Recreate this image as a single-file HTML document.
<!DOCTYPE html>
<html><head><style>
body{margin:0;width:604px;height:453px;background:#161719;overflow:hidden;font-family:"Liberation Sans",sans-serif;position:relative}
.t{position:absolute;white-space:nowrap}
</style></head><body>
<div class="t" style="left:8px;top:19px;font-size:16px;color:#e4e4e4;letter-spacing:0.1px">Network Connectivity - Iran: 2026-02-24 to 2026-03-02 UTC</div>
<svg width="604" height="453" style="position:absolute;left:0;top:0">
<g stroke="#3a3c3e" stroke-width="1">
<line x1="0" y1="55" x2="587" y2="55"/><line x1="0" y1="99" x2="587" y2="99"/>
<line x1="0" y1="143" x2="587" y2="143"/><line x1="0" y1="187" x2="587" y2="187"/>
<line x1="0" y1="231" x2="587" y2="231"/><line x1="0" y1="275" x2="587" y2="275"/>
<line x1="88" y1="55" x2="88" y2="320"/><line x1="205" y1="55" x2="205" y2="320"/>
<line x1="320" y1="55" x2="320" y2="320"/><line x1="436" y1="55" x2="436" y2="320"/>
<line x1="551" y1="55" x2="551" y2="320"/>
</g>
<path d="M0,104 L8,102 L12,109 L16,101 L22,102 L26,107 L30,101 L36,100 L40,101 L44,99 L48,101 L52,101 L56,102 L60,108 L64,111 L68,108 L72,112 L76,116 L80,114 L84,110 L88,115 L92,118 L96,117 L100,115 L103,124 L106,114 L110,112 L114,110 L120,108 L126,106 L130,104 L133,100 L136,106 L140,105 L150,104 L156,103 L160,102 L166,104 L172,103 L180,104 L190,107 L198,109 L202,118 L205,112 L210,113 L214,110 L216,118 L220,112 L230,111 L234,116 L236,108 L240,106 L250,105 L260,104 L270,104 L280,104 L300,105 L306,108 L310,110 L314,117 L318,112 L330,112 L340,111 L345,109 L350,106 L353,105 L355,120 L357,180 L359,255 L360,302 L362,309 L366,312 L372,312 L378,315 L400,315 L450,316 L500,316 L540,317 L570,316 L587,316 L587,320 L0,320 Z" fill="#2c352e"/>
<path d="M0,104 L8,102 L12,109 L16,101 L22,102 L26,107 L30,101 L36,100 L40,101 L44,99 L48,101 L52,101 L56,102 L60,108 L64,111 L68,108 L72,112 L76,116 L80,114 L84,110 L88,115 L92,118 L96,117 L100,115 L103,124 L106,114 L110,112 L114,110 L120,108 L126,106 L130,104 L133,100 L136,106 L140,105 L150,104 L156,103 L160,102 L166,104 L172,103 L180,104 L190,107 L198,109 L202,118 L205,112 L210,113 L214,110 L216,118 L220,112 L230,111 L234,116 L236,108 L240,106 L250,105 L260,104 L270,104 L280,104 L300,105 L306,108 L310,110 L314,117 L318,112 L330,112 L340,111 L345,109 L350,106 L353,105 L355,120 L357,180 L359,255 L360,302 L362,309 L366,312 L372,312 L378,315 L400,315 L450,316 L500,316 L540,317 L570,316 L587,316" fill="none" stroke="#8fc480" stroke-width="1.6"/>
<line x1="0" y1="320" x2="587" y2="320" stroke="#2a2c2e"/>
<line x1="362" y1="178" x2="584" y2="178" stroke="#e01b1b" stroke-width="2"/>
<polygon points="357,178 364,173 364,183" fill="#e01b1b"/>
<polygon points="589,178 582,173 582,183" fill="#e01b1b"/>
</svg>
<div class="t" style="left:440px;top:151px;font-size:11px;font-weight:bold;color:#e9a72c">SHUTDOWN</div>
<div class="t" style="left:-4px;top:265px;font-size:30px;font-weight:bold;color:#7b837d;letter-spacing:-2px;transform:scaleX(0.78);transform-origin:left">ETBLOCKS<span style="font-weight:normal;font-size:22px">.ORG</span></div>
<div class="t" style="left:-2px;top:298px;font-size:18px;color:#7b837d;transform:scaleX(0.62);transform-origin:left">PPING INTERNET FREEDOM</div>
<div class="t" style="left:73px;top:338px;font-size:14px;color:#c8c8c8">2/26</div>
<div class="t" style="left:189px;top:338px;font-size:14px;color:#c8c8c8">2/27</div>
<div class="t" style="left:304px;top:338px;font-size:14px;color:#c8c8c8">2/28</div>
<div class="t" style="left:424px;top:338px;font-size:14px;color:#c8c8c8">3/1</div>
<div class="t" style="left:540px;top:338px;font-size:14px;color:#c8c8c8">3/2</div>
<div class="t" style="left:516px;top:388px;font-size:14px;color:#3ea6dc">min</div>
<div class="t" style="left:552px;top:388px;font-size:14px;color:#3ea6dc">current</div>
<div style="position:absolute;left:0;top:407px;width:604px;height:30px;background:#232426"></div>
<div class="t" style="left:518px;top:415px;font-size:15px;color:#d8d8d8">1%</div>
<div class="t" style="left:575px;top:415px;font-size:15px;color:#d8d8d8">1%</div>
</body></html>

-- -- --

Directions for this task
Extract the listing in its entirety, matching it exactly.

Task solution
Recreate this image as a single-file HTML document.
<!DOCTYPE html>
<html><head><style>
body{margin:0;width:604px;height:453px;background:#161719;overflow:hidden;font-family:"Liberation Sans",sans-serif;position:relative}
.t{position:absolute;white-space:nowrap}
</style></head><body>
<div class="t" style="left:8px;top:19px;font-size:16px;color:#e4e4e4;letter-spacing:0.1px">Network Connectivity - Iran: 2026-02-24 to 2026-03-02 UTC</div>
<svg width="604" height="453" style="position:absolute;left:0;top:0">
<g stroke="#3a3c3e" stroke-width="1">
<line x1="0" y1="55" x2="587" y2="55"/><line x1="0" y1="99" x2="587" y2="99"/>
<line x1="0" y1="143" x2="587" y2="143"/><line x1="0" y1="187" x2="587" y2="187"/>
<line x1="0" y1="231" x2="587" y2="231"/><line x1="0" y1="275" x2="587" y2="275"/>
<line x1="88" y1="55" x2="88" y2="320"/><line x1="205" y1="55" x2="205" y2="320"/>
<line x1="320" y1="55" x2="320" y2="320"/><line x1="436" y1="55" x2="436" y2="320"/>
<line x1="551" y1="55" x2="551" y2="320"/>
</g>
<path d="M0,104 L8,102 L12,109 L16,101 L22,102 L26,107 L30,101 L36,100 L40,101 L44,99 L48,101 L52,101 L56,102 L60,108 L64,111 L68,108 L72,112 L76,116 L80,114 L84,110 L88,115 L92,118 L96,117 L100,115 L103,124 L106,114 L110,112 L114,110 L120,108 L126,106 L130,104 L133,100 L136,106 L140,105 L150,104 L156,103 L160,102 L166,104 L172,103 L180,104 L190,107 L198,109 L202,118 L205,112 L210,113 L214,110 L216,118 L220,112 L230,111 L234,116 L236,108 L240,106 L250,105 L260,104 L270,104 L280,104 L300,105 L306,108 L310,110 L314,117 L318,112 L330,112 L340,111 L345,109 L350,106 L353,105 L355,120 L357,180 L359,255 L360,302 L362,309 L366,312 L372,312 L378,315 L400,315 L450,316 L500,316 L540,317 L570,316 L587,316 L587,320 L0,320 Z" fill="#2c352e"/>
<path d="M0,104 L8,102 L12,109 L16,101 L22,102 L26,107 L30,101 L36,100 L40,101 L44,99 L48,101 L52,101 L56,102 L60,108 L64,111 L68,108 L72,112 L76,116 L80,114 L84,110 L88,115 L92,118 L96,117 L100,115 L103,124 L106,114 L110,112 L114,110 L120,108 L126,106 L130,104 L133,100 L136,106 L140,105 L150,104 L156,103 L160,102 L166,104 L172,103 L180,104 L190,107 L198,109 L202,118 L205,112 L210,113 L214,110 L216,118 L220,112 L230,111 L234,116 L236,108 L240,106 L250,105 L260,104 L270,104 L280,104 L300,105 L306,108 L310,110 L314,117 L318,112 L330,112 L340,111 L345,109 L350,106 L353,105 L355,120 L357,180 L359,255 L360,302 L362,309 L366,312 L372,312 L378,315 L400,315 L450,316 L500,316 L540,317 L570,316 L587,316" fill="none" stroke="#8fc480" stroke-width="1.6"/>
<line x1="0" y1="320" x2="587" y2="320" stroke="#2a2c2e"/>
<line x1="362" y1="178" x2="584" y2="178" stroke="#e01b1b" stroke-width="2"/>
<polygon points="357,178 364,173 364,183" fill="#e01b1b"/>
<polygon points="589,178 582,173 582,183" fill="#e01b1b"/>
</svg>
<div class="t" style="left:440px;top:151px;font-size:11px;font-weight:bold;color:#e9a72c">SHUTDOWN</div>
<div class="t" style="left:-4px;top:265px;font-size:30px;font-weight:bold;color:#7b837d;letter-spacing:-2px;transform:scaleX(0.78);transform-origin:left">ETBLOCKS<span style="font-weight:normal;font-size:22px">.ORG</span></div>
<div class="t" style="left:-2px;top:298px;font-size:18px;color:#7b837d;transform:scaleX(0.62);transform-origin:left">PPING INTERNET FREEDOM</div>
<div class="t" style="left:73px;top:338px;font-size:14px;color:#c8c8c8">2/26</div>
<div class="t" style="left:189px;top:338px;font-size:14px;color:#c8c8c8">2/27</div>
<div class="t" style="left:304px;top:338px;font-size:14px;color:#c8c8c8">2/28</div>
<div class="t" style="left:424px;top:338px;font-size:14px;color:#c8c8c8">3/1</div>
<div class="t" style="left:540px;top:338px;font-size:14px;color:#c8c8c8">3/2</div>
<div class="t" style="left:516px;top:388px;font-size:14px;color:#3ea6dc">min</div>
<div class="t" style="left:552px;top:388px;font-size:14px;color:#3ea6dc">current</div>
<div style="position:absolute;left:0;top:407px;width:604px;height:30px;background:#232426"></div>
<div class="t" style="left:518px;top:415px;font-size:15px;color:#d8d8d8">1%</div>
<div class="t" style="left:575px;top:415px;font-size:15px;color:#d8d8d8">1%</div>
</body></html>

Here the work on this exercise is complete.